Introduction to differential forms in thermodynamics

There are two articles by S.G. Rajeev: Quantization of Contact Manifolds and Thermodynamics and A Hamilton-Jacobi Formalism for Thermodynamics in which he reviews the formulation of thermodynamics in terms of contact geometry and explains a number of examples such as van der Waals gases and the thermodynamics of black holes in this picture.

Contact geometry is intended primarily to applications of mechanical systems with time varying Hamiltonians by adding time to the phase space coordinates. The dimension of contact manifolds is thus odd. Contact geometry is formulated in terms of a basic one form, the contact one form:

$$ \alpha = dq^0 -p_i dq^i$$

($q^0$ is the time coordinate). The key observation in Rajeev's formulation is that one can identify the contact structure with the first law:

$$ \alpha = dU -TdS + PdV$$

I'm afraid that from the aesthetic side, there is not too much differential geometry to discover in (equilibrium) thermodynamics (at least on an undergrad level and if you don't want to bother with the conceptual question how to properly define the idea of heat for the most abstract situations). I suppose any book on thermodynamics has some sections, which makes use of the mathematical properties, which come from holding on parameter constant and so on.

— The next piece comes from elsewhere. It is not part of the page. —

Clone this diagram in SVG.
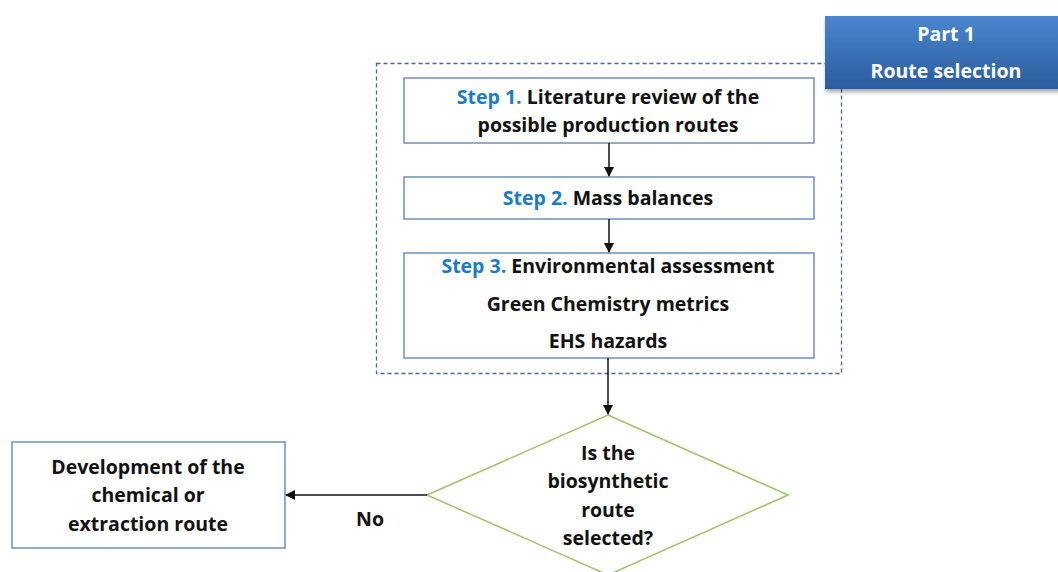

So I suggest that starting with the axioms and the potentials, you involve yourself with the following basic statements, which make "heavy use" of the formalism:

  • Maxwell relations

  • Gibbs-Duhem equation

  • Gibbs–Helmholtz equation

(The articles all contain the derivations too)

Chapter 7 of my online book Classical and quantum mechanics via Lie algebras derives in 17 pages (pp. 161-177) the main concepts of equilibrium thermodynamics in a physically elementary and mathematically rigorous form. Differential forms appear on p.167 where reversible transformations are defined, and are applied on p.168 to the Gibbs-Duhem equation and the first law of thermodynamics.

Note that Chapter 7 is completely self-contained can be read independent from the earlier chapters.